Chefe de subgrupo, Virgínio tinha sob sua liderança homens como Moreno. E é no destino desse subordinado que se vê como a vida do cangaço se refaz após as mortes. Quando Virgínio cai, como dito acima, Moreno não apenas assume a posição de destaque, como também se une a Durvinha, prolongando a linha biográfica e afetiva de seu antigo chefe. A história de Moderno se desdobra assim na história de outros, como se a morte não encerrasse, mas transmitisse.
O fim de Virgínio se dá em 1936, no município de Monteiro, na Paraíba. As fontes convergem em indicar o combate como circunstância e a bala como instrumento. Uma volante – tropas móveis que os governos estaduais organizavam para perseguir bandos de cangaceiros – surpreendeu o grupo em que ele se encontrava, provavelmente ao lado de Corisco. É nesse combate que Virgínio foi atingido na virilha, segundo algumas versões; na perna ou mesmo no peito, segundo outras. O detalhe anatômico pode variar, mas o resultado foi o mesmo: a morte rápida, sangrenta, que encerrou sua trajetória. O tenente Pompeu Aristides de Moura, figura lembrada por veteranos, é frequentemente citado como responsável pelo tiro fatal ou, ao menos, pela operação que o alcançou.
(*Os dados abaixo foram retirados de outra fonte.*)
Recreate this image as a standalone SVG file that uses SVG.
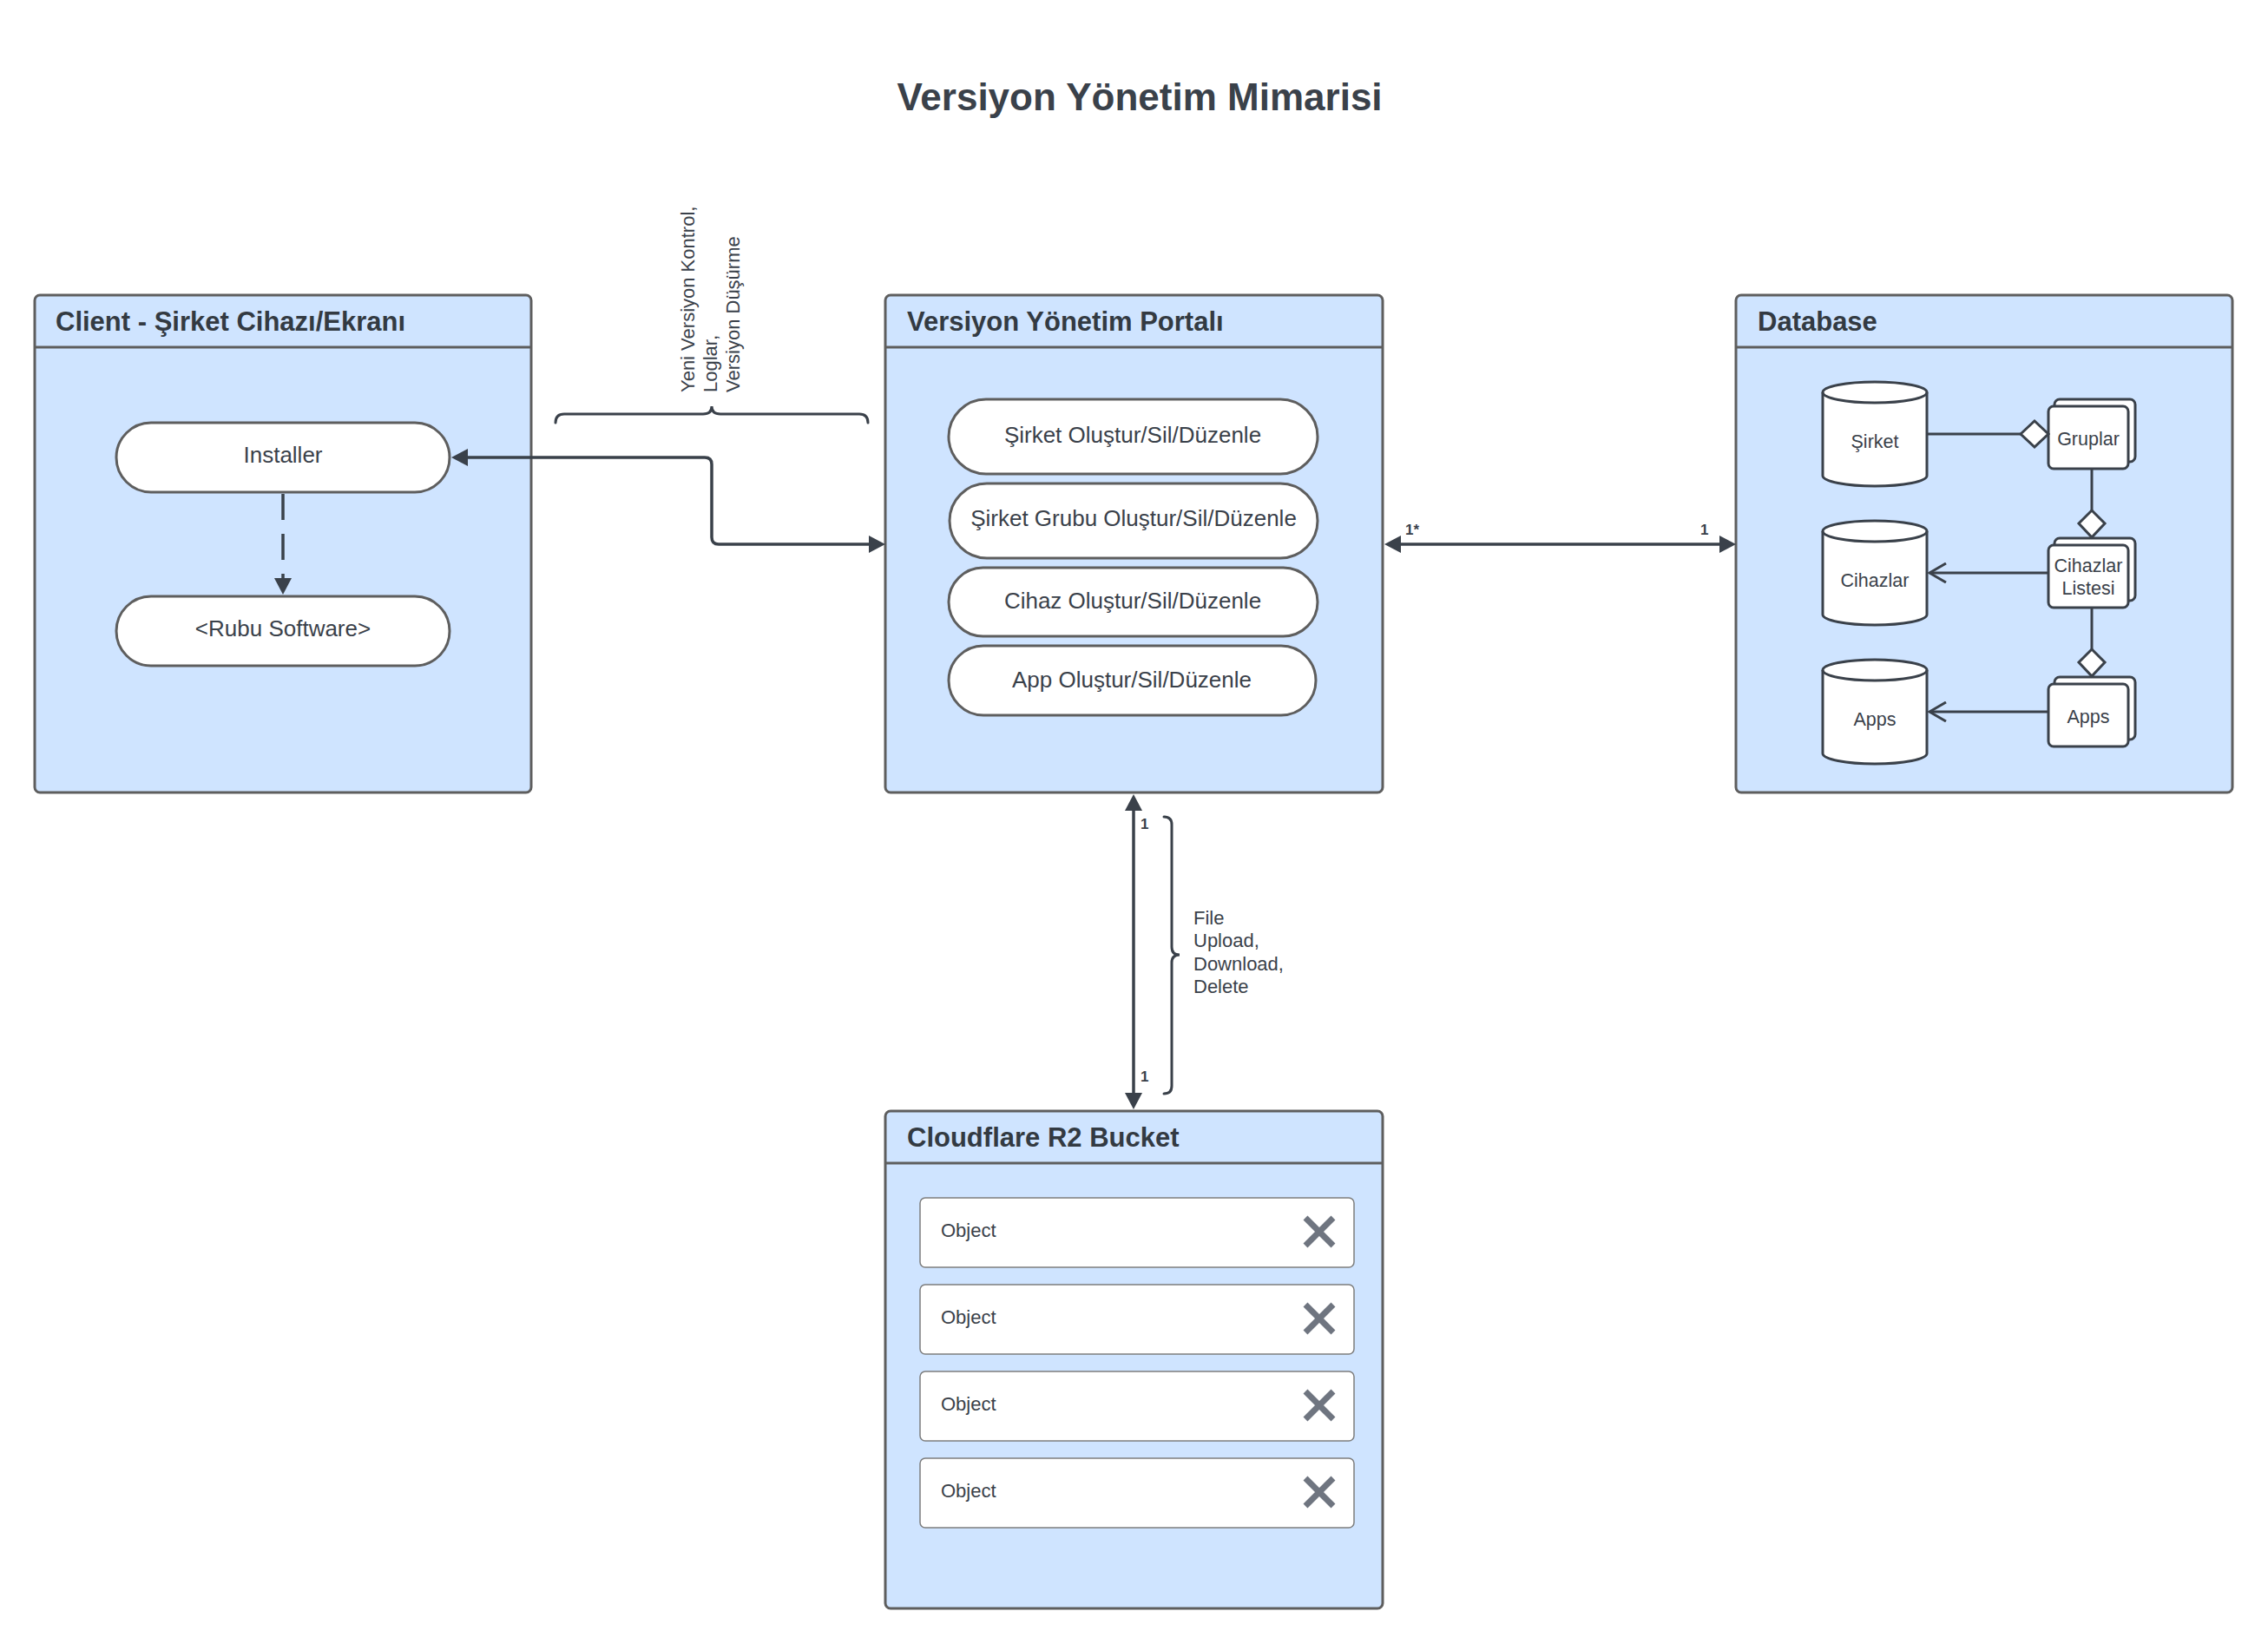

O episódio data de outubro de 1936, sendo o dia 25 o mais mencionado em listagens regionais.
Há, claro, variantes mais novelescas. Alguns sugerem que Moreno, em meio ao tiroteio, teria aproveitado para alvejar o chefe, seja por ambição, seja por desejo de ficar com Durvinha. Mas tal hipótese carece de provas sólidas e deve ser vista mais como produto da imaginação sertaneja, que gosta de atribuir às paixões privadas o desfecho dos dramas públicos, do que como registro histórico. O que parece seguro é que Moderno morreu em Monteiro, em combate, no ano 1936, quando o cangaço já começava a curvar-se sob o peso das perseguições intensificadas e modernização acelerada.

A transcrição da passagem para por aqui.